Más peculiar y fascinante es la obsesión que toda su vida tuvo Jean-Paul Sartre con Tintoretto, a partir de cuya figura y obra quiso escribir un amplio ensayo novelado al modo de sus estimulantes cuando no irritantes obras sobre Baudelaire, Flaubert y Genet. Visitante acérrimo de los lugares tintorettianos de Venecia, la Escuela de San Rocco, la Accademia, o iglesias de no siempre fácil acceso y adecuada iluminación como San Casiano y la Madonna dell' Orto (Simone de Beauvoir, que le acompañaba en muchas de esas visitas, contó en sus memorias el esfuerzo de "retorcer la cabeza en todos los sentidos" para verlos), Sartre empezó su ejercicio novelesco de "psicoanálisis existencial" de Tintoretto en 1957, cuando publica el primer fragmento de los cuatro que escribió, bajo el título general de El secuestrado de Venecia.

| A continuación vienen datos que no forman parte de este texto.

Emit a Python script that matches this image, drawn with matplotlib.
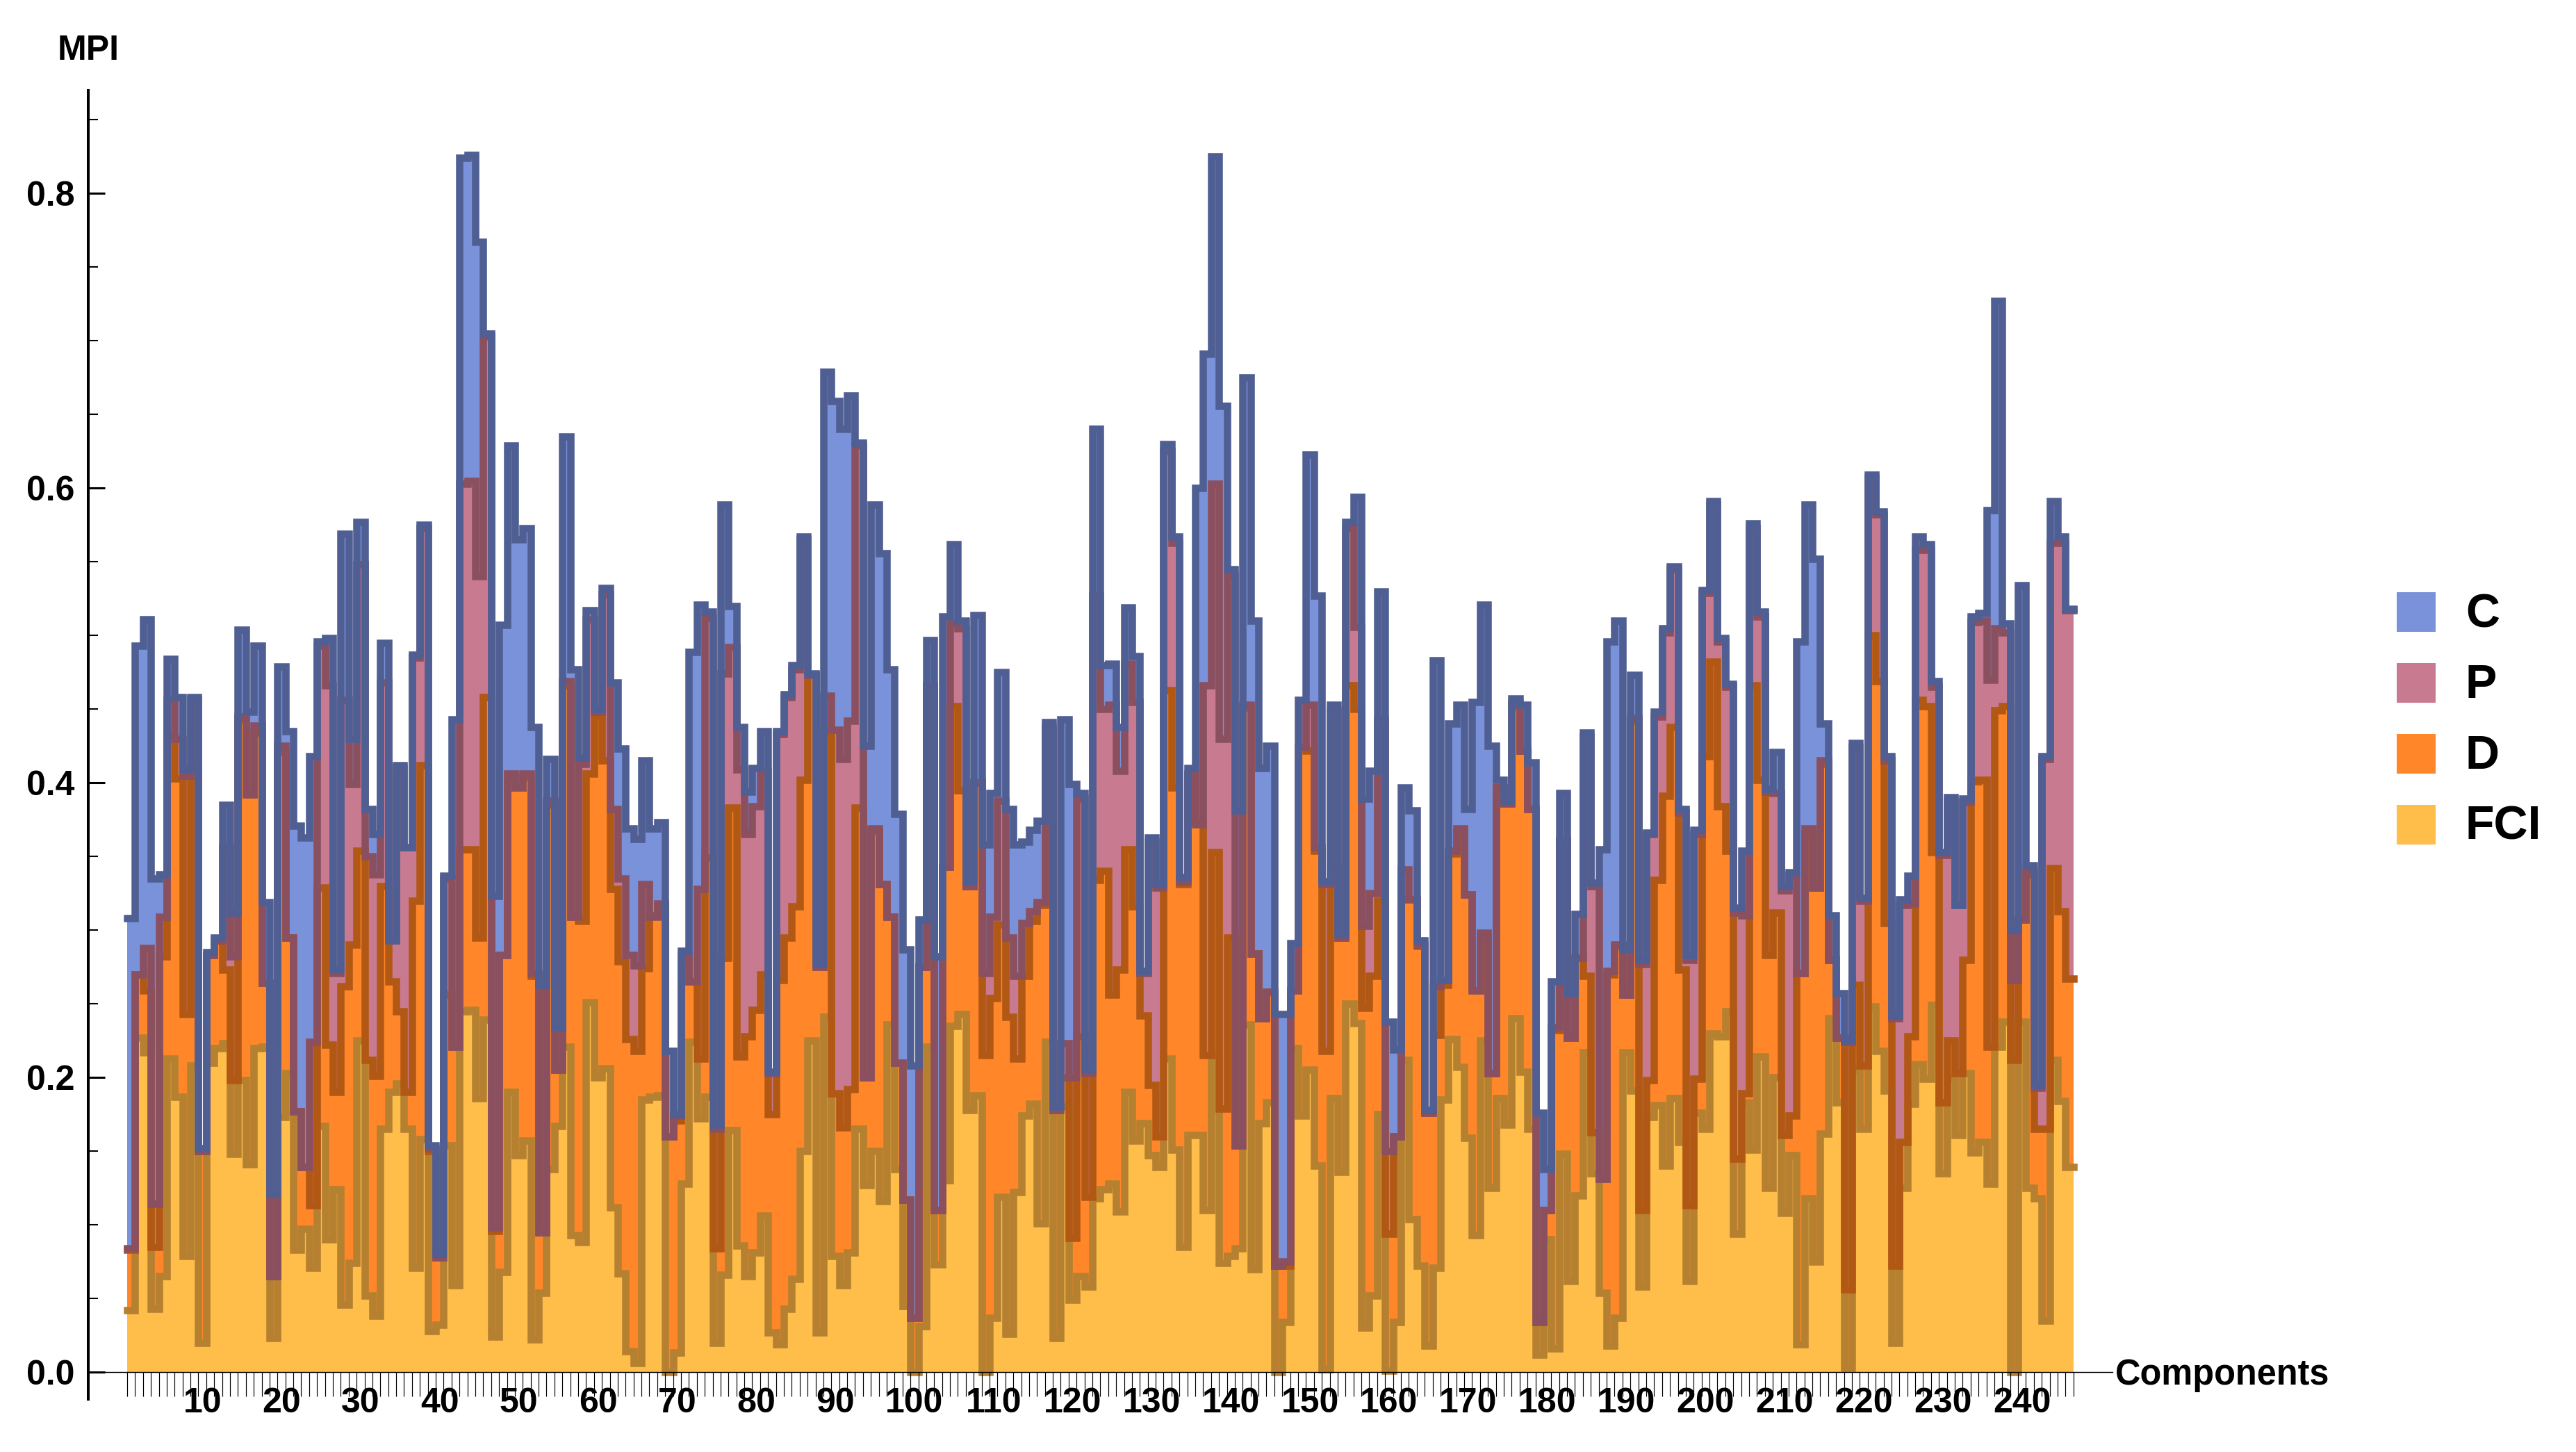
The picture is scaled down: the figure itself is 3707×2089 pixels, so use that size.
import numpy as np
import matplotlib
matplotlib.use("Agg")
import matplotlib.pyplot as plt
from matplotlib.patches import Rectangle

plt.rcParams['font.family'] = ['Liberation Sans', 'DejaVu Sans']
plt.rcParams['font.weight'] = 'bold'

# MPI values for components 1..246, one list per series
C = [.308,.493,.511,.335,.338,.484,.458,.409,.458,.152,
     .285,.295,.385,.312,.504,.448,.493,.319,.121,.479,
     .435,.371,.363,.418,.496,.498,.273,.569,.430,.577,
     .382,.365,.495,.293,.412,.356,.487,.575,.154,.080,
     .337,.443,.824,.826,.767,.705,.323,.507,.629,.565,
     .573,.438,.263,.416,.234,.635,.477,.417,.517,.450,
     .532,.468,.423,.369,.362,.415,.369,.373,.218,.175,
     .286,.489,.521,.516,.168,.589,.520,.438,.394,.410,
     .435,.204,.435,.460,.480,.567,.474,.277,.679,.659,
     .640,.663,.631,.425,.589,.556,.477,.379,.287,.208,
     .307,.497,.282,.513,.562,.510,.333,.514,.358,.393,
     .475,.382,.358,.360,.368,.374,.441,.180,.443,.399,
     .393,.205,.640,.480,.481,.438,.519,.486,.272,.363,
     .331,.630,.567,.336,.410,.600,.691,.825,.656,.545,
     .381,.675,.510,.410,.425,.243,.243,.291,.456,.623,
     .527,.333,.453,.297,.577,.594,.389,.408,.530,.238,
     .219,.397,.381,.293,.178,.483,.266,.440,.453,.382,
     .455,.521,.425,.402,.388,.457,.453,.414,.176,.138,
     .265,.393,.257,.311,.434,.332,.355,.496,.510,.287,
     .473,.280,.366,.448,.505,.547,.382,.283,.368,.531,
     .591,.498,.467,.315,.354,.576,.516,.396,.421,.330,
     .339,.496,.589,.552,.440,.310,.257,.225,.427,.322,
     .609,.584,.418,.242,.321,.337,.567,.562,.469,.353,
     .390,.317,.389,.513,.515,.585,.727,.508,.300,.534,
     .344,.195,.418,.591,.567,.518]

P = [.084,.270,.288,.114,.309,.456,.430,.405,.456,.150,
     .283,.293,.356,.282,.445,.392,.439,.264,.065,.425,
     .295,.177,.139,.224,.493,.466,.271,.456,.399,.548,
     .350,.338,.468,.293,.410,.356,.485,.573,.152,.078,
     .335,.221,.603,.605,.540,.703,.098,.283,.406,.397,
     .406,.271,.095,.388,.205,.469,.309,.413,.511,.448,
     .528,.382,.335,.283,.276,.331,.309,.318,.160,.174,
     .283,.265,.328,.512,.165,.474,.492,.409,.365,.384,
     .408,.203,.433,.458,.477,.565,.473,.275,.459,.436,
     .416,.442,.629,.200,.369,.331,.309,.210,.117,.037,
     .275,.466,.110,.343,.508,.505,.330,.400,.271,.309,
     .388,.295,.269,.305,.313,.319,.438,.178,.223,.200,
     .389,.203,.527,.450,.453,.408,.481,.455,.271,.360,
     .329,.625,.563,.333,.406,.372,.466,.603,.430,.541,
     .154,.453,.284,.240,.258,.072,.075,.259,.424,.453,
     .356,.331,.449,.295,.573,.506,.303,.325,.443,.150,
     .160,.341,.321,.290,.176,.262,.266,.354,.369,.324,
     .259,.298,.203,.397,.386,.454,.422,.382,.034,.110,
     .234,.361,.227,.281,.431,.330,.131,.272,.290,.256,
     .444,.277,.365,.445,.502,.545,.380,.280,.365,.529,
     .589,.496,.465,.312,.310,.573,.513,.394,.393,.327,
     .337,.271,.369,.329,.415,.280,.227,.224,.424,.320,
     .607,.582,.415,.240,.317,.318,.558,.558,.465,.351,
     .388,.317,.387,.509,.510,.470,.505,.502,.266,.307,
     .340,.193,.416,.563,.563,.517]

D = [.083,.270,.259,.085,.282,.432,.403,.243,.408,.150,
     .283,.293,.273,.198,.443,.392,.434,.264,.065,.421,
     .295,.177,.139,.113,.329,.222,.190,.262,.290,.354,
     .212,.201,.330,.265,.245,.190,.320,.412,.150,.078,
     .256,.221,.355,.355,.295,.458,.096,.283,.405,.397,
     .404,.269,.095,.385,.205,.466,.309,.306,.406,.446,
     .415,.328,.279,.226,.218,.274,.310,.317,.160,.171,
     .280,.265,.213,.349,.084,.281,.383,.214,.228,.246,
     .270,.175,.266,.295,.316,.402,.473,.275,.434,.189,
     .166,.192,.383,.200,.367,.331,.309,.210,.117,.037,
     .275,.465,.110,.343,.452,.395,.330,.400,.215,.254,
     .304,.241,.213,.269,.306,.317,.436,.178,.200,.091,
     .228,.119,.334,.340,.256,.273,.355,.316,.242,.195,
     .160,.463,.397,.331,.405,.373,.215,.353,.179,.295,
     .154,.451,.284,.240,.258,.072,.072,.259,.424,.422,
     .354,.218,.343,.295,.466,.450,.247,.269,.320,.094,
     .160,.321,.321,.289,.176,.229,.263,.352,.367,.324,
     .259,.296,.203,.397,.386,.452,.422,.382,.034,.110,
     .232,.361,.227,.281,.269,.163,.131,.270,.289,.256,
     .442,.110,.198,.334,.391,.438,.273,.113,.199,.418,
     .482,.384,.354,.145,.189,.466,.402,.283,.312,.161,
     .174,.271,.365,.329,.413,.280,.227,.056,.263,.208,
     .500,.469,.305,.072,.156,.228,.456,.452,.353,.183,
     .225,.203,.280,.401,.402,.221,.449,.452,.212,.307,
     .338,.165,.165,.342,.313,.267]

FCI = [.042,.227,.217,.043,.065,.213,.187,.079,.208,.020,
       .210,.220,.223,.148,.198,.141,.220,.221,.023,.173,
       .203,.083,.097,.071,.167,.090,.124,.046,.074,.225,
       .052,.038,.165,.190,.196,.165,.071,.158,.028,.032,
       .154,.059,.245,.246,.186,.239,.024,.068,.190,.147,
       .157,.022,.054,.138,.167,.221,.093,.088,.251,.200,
       .206,.112,.067,.014,.006,.185,.187,.188,.000,.013,
       .128,.224,.172,.187,.020,.066,.164,.086,.065,.081,
       .106,.027,.019,.043,.063,.150,.225,.027,.241,.079,
       .059,.081,.165,.127,.150,.116,.236,.138,.045,.000,
       .031,.221,.073,.130,.235,.243,.178,.188,.000,.037,
       .119,.026,.122,.174,.182,.101,.224,.023,.180,.049,
       .065,.058,.118,.124,.128,.109,.190,.157,.169,.147,
       .139,.213,.151,.085,.161,.161,.110,.215,.074,.079,
       .084,.236,.070,.169,.183,.000,.034,.220,.174,.205,
       .140,.002,.186,.136,.250,.237,.030,.052,.175,.001,
       .034,.212,.104,.072,.018,.071,.185,.226,.207,.159,
       .093,.225,.125,.186,.168,.240,.204,.165,.012,.090,
       .016,.148,.062,.120,.217,.135,.054,.018,.037,.217,
       .191,.058,.173,.181,.140,.186,.156,.062,.176,.165,
       .230,.228,.245,.094,.183,.151,.214,.125,.200,.108,
       .147,.019,.118,.075,.162,.240,.183,.003,.205,.165,
       .248,.218,.191,.020,.125,.182,.209,.199,.249,.135,
       .200,.161,.203,.149,.156,.128,.221,.238,.000,.238,
       .125,.118,.035,.212,.184,.139]

series_names = ["C", "P", "D", "FCI"]
fill_colors = ["#7A92DA", "#C87B90", "#FF8729", "#FFBD4A"]
edge_colors = ["#4F5F93", "#8A5060", "#B25815", "#B58030"]
y_major = [0.0, 0.2, 0.4, 0.6, 0.8]
y_minor = [0.05 * i for i in range(18)]
x_labels = list(range(10, 250, 10))

W, H = 3707, 2089
fig = plt.figure(figsize=(W / 100, H / 100), dpi=100)
ax = fig.add_axes([127 / W, 1 - 2013 / H, (3040 - 127) / W, (2013 - 130) / H])

edges = np.arange(len(C) + 1) + 0.5
all_series = [C, P, D, FCI]

# fills first, largest series at the back
for vals, col in zip(all_series, fill_colors):
    ax.stairs(vals, edges, baseline=0, fill=True, facecolor=col, edgecolor='none', linewidth=0)

# outlines go on top, FCI first and C last
for vals, col in reversed(list(zip(all_series, edge_colors))):
    ax.stairs(vals, edges, baseline=None, color=col, linewidth=7.6,
              capstyle='projecting', joinstyle='miter')

ax.set_xlim(-4.42, 251.44)
ax.set_ylim(-0.0184, 0.870)

for side in ['top', 'right']:
    ax.spines[side].set_visible(False)
ax.spines['left'].set_linewidth(2.9)
ax.spines['bottom'].set_position(('data', 0))
ax.spines['bottom'].set_linewidth(1.0)

ax.set_yticks(y_major)
ax.set_yticklabels(["%.1f" % v for v in y_major], fontsize=36, fontweight='bold')
ax.set_yticks(y_minor, minor=True)
ax.tick_params(axis='y', which='major', direction='in', length=17, width=2.2, pad=14)
ax.tick_params(axis='y', which='minor', direction='in', length=10, width=1.5)

ax.set_xticks(x_labels)
ax.set_xticklabels([str(v) for v in x_labels], fontsize=36, fontweight='bold')
ax.set_xticks(edges, minor=True)
ax.tick_params(axis='x', which='major', length=0, pad=16)
ax.tick_params(axis='x', which='minor', direction='out', length=25, width=0.85)

fig.text(83 / W, 1 - 86 / H, "MPI", fontsize=36, fontweight='bold', va='baseline')
fig.text(3044 / W, 1 - 1992 / H, "Components", fontsize=36.4, fontweight='bold', va='baseline')

# legend by hand, it sits outside the axes
for i, (name, col) in enumerate(zip(series_names, fill_colors)):
    top = 852 + 102 * i
    fig.add_artist(Rectangle((3449 / W, 1 - (top + 57) / H), 56 / W, 57 / H,
                             transform=fig.transFigure, facecolor=col, edgecolor='none'))
    fig.text(3548 / W, 1 - (top + 50) / H, name, fontsize=49, fontweight='bold', va='baseline')

fig.savefig("out.png", dpi=100)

El filósofo francés también se siente emulado por la "furia" que tantos escritores, para bien y para mal, encontraron en los cuadros de Tintoretto, y así El secuestrado de Venecia se va convirtiendo en un relato alucinado y caprichoso, lleno de peripecias arrebatadoras y brillantes ideas, con el que Sartre trata de ajustar cuentas con el arte, con la ciudad de sus sueños y consigo mismo. No otro sentido tiene que, en el capítulo de ese libro incompleto que titularon póstumamente Un viejo mixtificado, Sartre, puesto ante el espejo del Autorretrato final de Tintoretto (que el Louvre presta para la exposición del Prado), vea en ese hombre de pelo blanco y ojos como "dos soles negros" la figura deteriorada, pero altiva, de un insumiso. Como él.